Is your business considered high risk for credit card processing?

High Risk Credit Card Processing
Higher the risk the more effort to get approved by your processor.

In the credit card processing industry, a high risk account (merchant) often is not easy to set up. Many processors do not want to take the  risk. It’s interesting that some high risk merchants do not even know they are considered high risk. These are not companies you would ever expect to be categorized as risky. Much of the time they are very main stream businesses.

Determining whether  your company is high risk is not as difficult as it seems.

 

Essentially any business that sells product or service now that doesn’t get delivered until a future date will be considered high risk.

 

An example of a high risk merchant would be an airline. You purchase your ticket in advance but may not be flying for a few months. The flight could get cancelled  or the airline could go out of business. The reason it is considered high risk is based on the likelihood of chargebacks. The airline is not always responsible or willing to pay the customer back, should there be an issue with the purchased flight. If a customer refutes a charge and wins the chargeback and the airline does not or will not pay it back, it is the responsibility of the processor to pay the consumer. Many processors do not want to take that risk.

 

Another variable of being considered high risk is the nature of the business. If you are in a business that is questionable in terms of legality or ethics, you are automatically considered a high risk account.

High Credit Risk Companies
Your company might be on a credit high wire without your even knowing.

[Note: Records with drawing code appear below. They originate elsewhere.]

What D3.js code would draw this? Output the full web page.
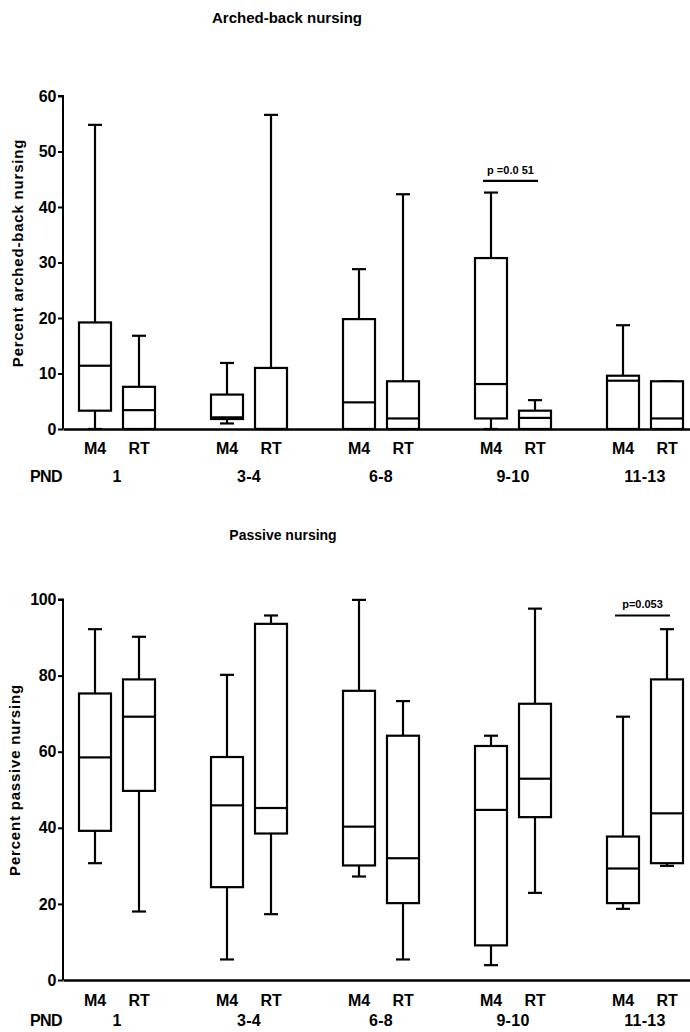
<!DOCTYPE html>
<html>
<head>
<meta charset="utf-8">
<script src="https://cdn.jsdelivr.net/npm/d3@7"></script>
<style>
  html, body { margin: 0; padding: 0; background: #fff; }
  svg { display: block; }
  text { font-family: "Liberation Sans", Arial, Helvetica, sans-serif; font-weight: bold; fill: #000; }
</style>
</head>
<body>
<svg id="chart" width="690" height="1032"></svg>
<script>
// ---- data ----
const groups = ["1", "3-4", "6-8", "9-10", "11-13"];
const series = ["M4", "RT"];
// each entry: [min, q1, median, q3, max]
const archedM4 = [[0, 3.3, 11.4, 19.2, 54.8], [1.0, 1.8, 2.1, 6.2, 11.9], [0, 0, 4.8, 19.8, 28.8], [0, 1.9, 8.1, 30.8, 42.6], [0, 0, 8.7, 9.6, 18.7]];
const archedRT = [[0, 0, 3.4, 7.6, 16.8], [0, 0, 0, 11.0, 56.6], [0, 0, 1.9, 8.6, 42.3], [0, 0, 2.0, 3.3, 5.2], [0, 0, 1.9, 8.6, 8.6]];
const passiveM4 = [[30.7, 39.2, 58.5, 75.3, 92.2], [5.4, 24.4, 45.9, 58.6, 80.2], [27.2, 30.1, 40.3, 76.0, 99.9], [3.9, 9.1, 44.7, 61.5, 64.2], [18.7, 20.2, 29.3, 37.7, 69.2]];
const passiveRT = [[18.0, 49.7, 69.2, 79.0, 90.2], [17.3, 38.5, 45.2, 93.6, 95.8], [5.4, 20.2, 32.0, 64.2, 73.3], [22.9, 42.8, 52.9, 72.6, 97.6], [30.0, 30.7, 43.8, 79.0, 92.2]];
const archedTicks = [0, 10, 20, 30, 40, 50, 60];
const passiveTicks = [0, 20, 40, 60, 80, 100];
const archedTitle = "Arched-back nursing";
const passiveTitle = "Passive nursing";
const archedYLabel = "Percent arched-back nursing";
const passiveYLabel = "Percent passive nursing";
const archedP = {group: "9-10", text: "p =0.0 51", value: 44.7};
const passiveP = {group: "11-13", text: "p=0.053", value: 95.8};

// ---- layout ----
const svg = d3.select("#chart");
const xAxisLeft = 63, xAxisRight = 690;
const xGroup = d3.scalePoint().domain(groups).range([117, 645]);
const xSub = d3.scalePoint().domain(series).range([-22, 22]);
const boxW = 32, capW = 14;

function drawPanel(cfg) {
  const g = svg.append("g");
  const y = d3.scaleLinear().domain([0, cfg.ticks[cfg.ticks.length - 1]]).range([cfg.y0, cfg.yTop]);

  // title
  g.append("text").attr("x", cfg.titleX).attr("y", cfg.titleY).attr("text-anchor", "middle")
    .style("font-size", cfg.titleSize + "px").text(cfg.title);

  // y axis
  const yAxis = d3.axisLeft(y).tickValues(cfg.ticks).tickSize(5).tickPadding(2).tickFormat(d3.format("d"));
  const ya = g.append("g").attr("transform", `translate(${xAxisLeft},0)`).call(yAxis);
  ya.select(".domain").attr("stroke", "#000").attr("stroke-width", 2).attr("d", `M-5,${cfg.yTop}H0V${cfg.y0}`);
  ya.selectAll(".tick line").attr("stroke", "#000").attr("stroke-width", 2);
  ya.selectAll(".tick text").style("font-size", "16px").style("font-family", '"Liberation Sans", Arial, sans-serif')
    .style("font-weight", "bold").attr("fill", "#000").attr("letter-spacing", "-0.3");

  // y label
  g.append("text").attr("transform", `translate(${cfg.yLabelX},${cfg.yLabelY}) rotate(-90)`)
    .attr("text-anchor", "middle").style("font-size", "15px").attr("letter-spacing", "0.8").text(cfg.yLabel);

  // x axis line
  const xl = d3.scaleLinear().domain([0, 1]).range([xAxisLeft, xAxisRight]);
  const xa = g.append("g").attr("transform", `translate(0,${y(0)})`).call(d3.axisBottom(xl).tickValues([]).tickSizeOuter(0));
  xa.select(".domain").attr("stroke", "#000").attr("stroke-width", 2.5);

  // boxes
  const items = [];
  groups.forEach((grp, i) => {
    items.push({grp, s: "M4", v: cfg.m4[i]});
    items.push({grp, s: "RT", v: cfg.rt[i]});
  });
  const bx = d => xGroup(d.grp) + xSub(d.s);
  const boxes = g.append("g").selectAll("g").data(items).join("g")
    .attr("stroke", "#000").attr("stroke-width", 2.2).attr("fill", "none");
  // whiskers
  boxes.append("line").attr("x1", bx).attr("x2", bx).attr("y1", d => y(d.v[4])).attr("y2", d => y(d.v[3]));
  boxes.append("line").attr("x1", bx).attr("x2", bx).attr("y1", d => y(d.v[1])).attr("y2", d => y(d.v[0]));
  // caps
  boxes.append("line").attr("x1", d => bx(d) - capW / 2).attr("x2", d => bx(d) + capW / 2)
    .attr("y1", d => y(d.v[4])).attr("y2", d => y(d.v[4]));
  boxes.append("line").attr("x1", d => bx(d) - capW / 2).attr("x2", d => bx(d) + capW / 2)
    .attr("y1", d => y(d.v[0])).attr("y2", d => y(d.v[0]));
  // box
  boxes.append("rect").attr("x", d => bx(d) - boxW / 2).attr("width", boxW)
    .attr("y", d => y(d.v[3])).attr("height", d => Math.max(0, y(d.v[1]) - y(d.v[3])))
    .attr("fill", "#fff");
  // median
  boxes.append("line").attr("x1", d => bx(d) - boxW / 2).attr("x2", d => bx(d) + boxW / 2)
    .attr("y1", d => y(d.v[2])).attr("y2", d => y(d.v[2]));

  // category labels
  g.append("g").selectAll("text").data(items).join("text")
    .attr("x", bx).attr("y", cfg.catY).attr("text-anchor", "middle")
    .style("font-size", "16px").attr("letter-spacing", "-0.2").text(d => d.s);
  g.append("text").attr("x", 30).attr("y", cfg.pndY).style("font-size", "16px")
    .attr("letter-spacing", "-0.6").text("PND");
  g.append("g").selectAll("text").data(groups).join("text")
    .attr("x", d => xGroup(d)).attr("y", cfg.pndY).attr("text-anchor", "middle")
    .style("font-size", "16px").attr("letter-spacing", "0.3").text(d => d);

  // p annotation
  const px = xGroup(cfg.p.group);
  const x1 = px + xSub("M4") - 8, x2 = px + xSub("RT") + 3;
  g.append("line").attr("x1", x1).attr("x2", x2).attr("y1", y(cfg.p.value)).attr("y2", y(cfg.p.value))
    .attr("stroke", "#000").attr("stroke-width", 2.2);
  g.append("text").attr("x", (x1 + x2) / 2).attr("y", y(cfg.p.value) - 7).attr("text-anchor", "middle")
    .style("font-size", "11px").text(cfg.p.text);
}

drawPanel({
  title: archedTitle, titleX: 287, titleY: 23, titleSize: 15,
  ticks: archedTicks, y0: 429, yTop: 96,
  yLabel: archedYLabel, yLabelX: 23, yLabelY: 253,
  m4: archedM4, rt: archedRT, catY: 454, pndY: 482, p: archedP
});
drawPanel({
  title: passiveTitle, titleX: 283, titleY: 540, titleSize: 14,
  ticks: passiveTicks, y0: 980, yTop: 599.5,
  yLabel: passiveYLabel, yLabelX: 20, yLabelY: 780,
  m4: passiveM4, rt: passiveRT, catY: 1006, pndY: 1026, p: passiveP
});
</script>
</body>
</html>
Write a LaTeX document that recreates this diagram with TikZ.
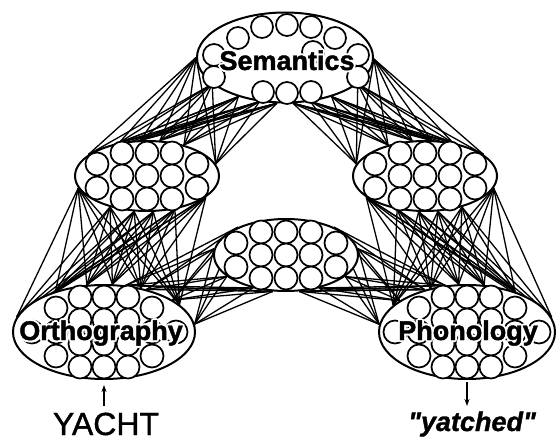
\documentclass[tikz,border=0pt]{standalone}
\usepackage{fontspec}
\usetikzlibrary{arrows.meta, shapes.geometric, backgrounds}
\newfontfamily\arialish{Liberation Sans}[FakeBold=1.2]
\newfontfamily\arialheavy{Liberation Sans Bold}[FakeBold=1.5]
\newfontfamily\arialslant{Liberation Sans Bold Italic}[FakeBold=1.2]
\tikzset{
  layer/.style = {draw=black, line width=2pt, ellipse, fill=white, inner sep=0pt},
  unit/.style  = {draw=black, line width=1.7pt, fill=white},
  link/.style  = {line width=1.3pt},
  lab/.style   = {font=\arialheavy\fontsize{27}{27}\selectfont, anchor=base, inner sep=0pt},
  inp/.style   = {-{Stealth[length=7pt, width=5pt]}, line width=1.6pt},
  word/.style  = {font=\arialish\fontsize{32}{32}\selectfont, anchor=base, inner sep=0pt},
}
\newcommand{\hiddenunits}[1]{%
  \begin{scope}[shift={(#1)}]
    \foreach \dx in {-25,0,25} \foreach \dy in {-23,0,23}
      \draw[unit] (\dx,\dy) circle (11.5pt);
    \foreach \dx in {-50,50} \foreach \dy in {-12,12}
      \draw[unit] (\dx,\dy) circle (11.5pt);
  \end{scope}}
\newcommand{\ioundunits}[1]{%
  \begin{scope}[shift={(#1)}]
    \foreach \dx in {-24,0,24} \foreach \dy in {-35,-12,12,35}
      \draw[unit] (\dx,\dy) circle (11.5pt);
    \foreach \dx in {-48,48} \foreach \dy in {-24,0,24}
      \draw[unit] (\dx,\dy) circle (11.5pt);
    \foreach \dx in {-72,72}
      \draw[unit] (\dx,0) circle (11.5pt);
  \end{scope}}
\newcommand{\layerlabel}[3]{%
  \foreach \a in {0,45,...,315}
    \node[lab, text=white, shift={(\a:2pt)}] at (#2) {#3};
  \node[lab] (#1) at (#2) {#3};}

\begin{document}
\begin{tikzpicture}[x=1pt, y=-1pt]
  \useasboundingbox (0,0) rectangle (557,441);

  \node[layer, minimum width=176pt, minimum height=90pt] (sem) at (285,57.5) {};
  \node[layer, minimum width=144pt, minimum height=70pt] (lh) at (147,176) {};
  \node[layer, minimum width=144pt, minimum height=70pt] (rh) at (425,176) {};
  \node[layer, minimum width=144pt, minimum height=72pt] (mh) at (286,255) {};
  \node[layer, minimum width=182pt, minimum height=94pt] (orth) at (104,332) {};
  \node[layer, minimum width=176pt, minimum height=94pt] (phon) at (467,332) {};

  \begin{scope}[on background layer]
    \foreach \a in {180,200,...,260} \foreach \b in {10,40,...,160}
      \draw[link] (sem.\a) -- (lh.\b);
    \foreach \a in {280,300,320,340,359} \foreach \b in {20,50,...,170}
      \draw[link] (sem.\a) -- (rh.\b);
    \foreach \a in {190,220,...,340} \foreach \b in {20,50,...,170}
      \draw[link] (lh.\a) -- (orth.\b);
    \foreach \a in {200,230,...,350} \foreach \b in {10,40,...,160}
      \draw[link] (rh.\a) -- (phon.\b);
    \foreach \a in {150,175,200,225,250} \foreach \b in {5,25,45,65}
      \draw[link] (mh.\a) -- (orth.\b);
    \foreach \a in {290,315,340,5,30} \foreach \b in {115,135,155,175}
      \draw[link] (mh.\a) -- (phon.\b);
  \end{scope}

  \foreach \p in {(262,27),(287,25),(311,27),(238,38),(335,38),(214,55),(358,55),
                  (214,77),(358,77),(263,92),(287,93),(311,92),(313,52)}
    \draw[unit] \p circle (11pt);
  \hiddenunits{147,176}
  \hiddenunits{425,176}
  \hiddenunits{286,255}
  \ioundunits{104,332}
  \ioundunits{467,332}

  \layerlabel{semlab}{287,70}{Semantics}
  \layerlabel{orthlab}{101,340}{Orthography}
  \layerlabel{phonlab}{468,340}{Phonology}

  \node[word] (yacht) at (106,435) {YACHT};
  \node[word, font=\arialslant\fontsize{27}{27}\selectfont] (yatched) at (472,431) {"yatched"};
  \coordinate (yin) at (104,406);
  \coordinate (yout) at (467,406);
  \draw[inp] (yin) -- ([yshift=-5pt]orth.south);
  \draw[inp] ([yshift=-2pt]phon.south) -- (yout);
\end{tikzpicture}
\end{document}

High risk accounts tend to have higher rates than main stream businesses. In many cases a domestic merchant account is not obtainable so it is necessary to go offshore where the criteria are different. However, this can also lead to  higher rates and charges.

 

Unfortunately, if you are a high risk account there is not much room for maneuver. . The best option  is to find a processor that will accommodate your needs and find you many different outlets to process. This way if you ever get shut down from processing, you will be up and running within a few days. It is not uncommon for a processor to shut down a high risk account with very little notice. You must be fully prepared at all times and have a few different backup plans for when you get shut down.

 

When you sign a contract with a high risk processor, look for several different parameters. The first is fees, many of which will be hidden.  Make sure to also look for termination fees. These can be unusually high.  Unfortunately, unethical high risk processors are the rule, rather than the exception. . It’s important to do your research and to know what you are getting into from the beginning. Always have a second pair of eyes read your statements. Many processors will claim you are paying a certain percentage, yet with so many hidden fees’ you are actually going to be paying a lot more. In the high risk credit card processing sector, what you don’t know can in fact harm you… greatly!